Training FAQ: High Availability

Stardog Academy Training FAQ:

High Availability

What is the benefit of using a Stardog cluster?

A cluster will provide high availability. In the event that a node goes down, the other servers will pick up the slack.

How many nodes are required for a Stardog cluster?

At least 3 are needed. If more than 3 nodes are used, then odd numbers are recommended for the best fault tolerance.

Can I connect directly to a single node and run queries against the cluster?

Yes, the node will respond as expected and any writes will be propagated to the rest of the cluster as needed.

Will the cluster be more performant than a standalone node?

Reads will be more performant while writes will be less. The goal of the cluster is high availability and performance must be balanced with cluster size.

What happens if the coordinator of the cluster goes down?

The remaining cluster nodes will elect a new coordinator and the old coordinator will need to sync to join the cluster.

What happens if a node goes out of sync from the cluster?
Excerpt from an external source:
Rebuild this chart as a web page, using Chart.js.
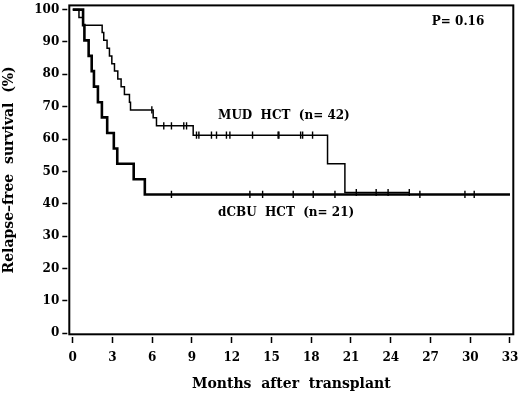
<!DOCTYPE html>
<html>
<head>
<meta charset="utf-8">
<script src="https://cdn.jsdelivr.net/npm/chart.js@4/dist/chart.umd.min.js"></script>
<style>
  body { margin: 0; background: #fff; }
  canvas { display: block; }
</style>
</head>
<body>
<canvas id="km" width="520" height="395"></canvas>
<script>
// MUD HCT (n=42): event times (months) and survival (%) after each event
const mudEventTimes = [0, 0.47, 0.78, 2.22, 2.34, 2.59, 2.77, 2.95, 3.15, 3.40, 3.65, 3.90, 4.28, 4.36, 6.07, 6.32, 9.09, 19.23, 20.54];
const mudSurvival   = [100, 97.6, 95.2, 92.9, 90.5, 88.1, 85.7, 83.3, 81.0, 78.6, 76.2, 73.8, 71.4, 69.0, 66.6, 64.1, 61.2, 52.4, 43.5];
const mudCensorTimes = [5.97, 6.87, 7.45, 8.38, 8.59, 9.34, 9.52, 10.47, 10.85, 11.6, 11.86, 13.57, 15.5, 15.56, 17.2, 17.35, 18.1, 21.4, 22.9, 23.8, 25.4];
const mudLastTime = 25.4;

// dCBU HCT (n=21)
const dcbuEventTimes = [0, 0.78, 0.88, 1.2, 1.43, 1.6, 1.9, 2.2, 2.6, 3.1, 3.36, 4.6, 5.44];
const dcbuSurvival   = [100, 95.2, 90.5, 85.7, 81.0, 76.2, 71.4, 66.7, 61.9, 57.1, 52.4, 47.6, 42.9];
const dcbuCensorTimes = [7.45, 13.37, 14.33, 16.64, 18.15, 19.79, 26.2, 29.6, 30.3];
const dcbuLastTime = 33;

const xTickValues = [0, 3, 6, 9, 12, 15, 18, 21, 24, 27, 30, 33];
const yTickValues = [0, 10, 20, 30, 40, 50, 60, 70, 80, 90, 100];

const FONT = "'DejaVu Serif', serif";

// KM step value at time t
function survAt(times, surv, t) {
    let s = surv[0];
    for (let i = 0; i < times.length; i++) if (times[i] <= t) s = surv[i];
    return s;
}
function curve(times, surv, last) {
    const pts = times.map((t, i) => ({ x: t, y: surv[i] }));
    pts.push({ x: last, y: surv[surv.length - 1] });
    return pts;
}
function censors(times, surv, ct) {
    return ct.map(t => ({ x: t, y: survAt(times, surv, t) }));
}

const boxAndText = {
    id: 'boxAndText',
    afterDatasetsDraw(chart) {
        const { ctx, chartArea: a, scales: { x, y } } = chart;
        ctx.save();
        ctx.strokeStyle = '#000';
        ctx.lineWidth = 2;
        ctx.strokeRect(a.left, a.top, a.right - a.left, a.bottom - a.top);
        ctx.fillStyle = '#000';
        ctx.font = "bold 12px " + FONT;
        ctx.textBaseline = 'middle';
        ctx.fillText('MUD  HCT  (n= 42)', x.getPixelForValue(10.97), y.getPixelForValue(67.2));
        ctx.fillText('dCBU  HCT  (n= 21)', x.getPixelForValue(10.97), y.getPixelForValue(37.2));
        ctx.fillText('P= 0.16', x.getPixelForValue(27.1), y.getPixelForValue(96.2));
        ctx.restore();
    }
};

const lineStyle = { borderColor: '#000', pointRadius: 0, stepped: 'before', fill: false, showLine: true };
const tickStyle = { type: 'scatter', borderColor: '#000', pointStyle: 'line', rotation: 90, pointRadius: 3.6, borderWidth: 1.4, showLine: false };

new Chart(document.getElementById('km'), {
    type: 'scatter',
    data: {
        datasets: [
            Object.assign({ label: 'MUD HCT', data: curve(mudEventTimes, mudSurvival, mudLastTime), borderWidth: 1.5 }, lineStyle),
            Object.assign({ label: 'dCBU HCT', data: curve(dcbuEventTimes, dcbuSurvival, dcbuLastTime), borderWidth: 2.6 }, lineStyle),
            Object.assign({ label: 'MUD censored', data: censors(mudEventTimes, mudSurvival, mudCensorTimes) }, tickStyle),
            Object.assign({ label: 'dCBU censored', data: censors(dcbuEventTimes, dcbuSurvival, dcbuCensorTimes) }, tickStyle)
        ]
    },
    options: {
        responsive: false,
        animation: false,
        layout: { padding: { top: 1.7, right: 6.7, left: 0, bottom: 0 } },
        plugins: { legend: { display: false }, tooltip: { enabled: false } },
        scales: {
            x: {
                type: 'linear', min: -0.26, max: 33.25,
                afterBuildTicks: s => { s.ticks = xTickValues.map(v => ({ value: v })); },
                afterFit: s => { s.height = 60.7; s.paddingLeft = 0; s.paddingRight = 0; },
                border: { display: false },
                grid: { drawOnChartArea: false, drawTicks: true, tickLength: 9, tickWidth: 1.5, tickColor: '#000', tickBorderDash: [0, 3, 6, 100] },
                ticks: { color: '#000', padding: 7, maxRotation: 0, font: { family: FONT, size: 12, weight: 'bold' } },
                title: { display: true, text: 'Months  after  transplant', color: '#000', padding: { top: 4, bottom: 2 }, font: { family: FONT, size: 14, weight: 'bold' } }
            },
            y: {
                type: 'linear', min: -0.3, max: 101.3,
                afterBuildTicks: s => { s.ticks = yTickValues.map(v => ({ value: v })); },
                afterFit: s => { s.width = 69.3; s.paddingTop = 0; s.paddingBottom = 0; },
                border: { display: false },
                grid: { drawOnChartArea: false, drawTicks: true, tickLength: 7, tickWidth: 1.5, tickColor: '#000', tickBorderDash: [5, 100] },
                ticks: { color: '#000', padding: 3, font: { family: FONT, size: 12, weight: 'bold' } },
                title: { display: true, text: 'Relapse\u2013free  survival  (%)', color: '#000', padding: { top: 1, bottom: 0 }, font: { family: FONT, size: 14, weight: 'bold' } }
            }
        }
    },
    plugins: [boxAndText]
});
</script>
</body>
</html>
The node will be expelled from the cluster and sync up before asking to rejoin the cluster.

The bulk of my data is loaded into a database at startup and the majority of requests are read queries, how should I optimize my deployment?

Each Stardog node in the cluster can mount a volume created from the snapshot, bulk load the data at startup, and since any node can independently respond to a read request the load balancer can distribute requests round-robin. Joining nodes aren’t blocked by read requests so nodes will generally be able to join on their first attempt. Refer to Stardog Docs for more information.

My data is written to Stardog throughout the day in frequent transactions but not at night, how should I optimize my deployment?

If it’s important to your use case that a joining node not block writes, you can configure Stardog to never forcibly obtain the join lock. A real consideration is weighing the risk of losing a node: E.g., are you operating your cluster in an unreliable environment? How many nodes can you afford to lose and for how long? If you deploy a three-node cluster but it’s too risky to operate your production cluster with only two nodes for HA, then it may make sense to deploy a larger cluster so you can afford to lose more nodes during write-heavy times and wait for nodes to rejoin once writes subside. Refer to the Stardog Blog Post - Tuning Cluster for Cloud for more information.

My cluster rarely experiences quiet time with respect to writes and I want nodes to rejoin as quickly as possible, how can I achieve this?

You can configure a joining node to obtain the lock on the second attempt. In this case, the joining node will block the writes; but, since the node will sync without the lock on the first attempt, it will be able to mostly catch up to the other nodes in the cluster. On the second attempt, it will forcibly obtain the lock and sync any transactions it missed in that short window and join, only blocking writes for a short time.

Finally, if your workload consists of a lot of small transactions and higher throughput (in terms of writes per second) is more important than transaction latency, consider batching your smaller transactions into fewer larger transactions. Larger transactions will reduce the cluster overhead required to commit the data on all of the nodes.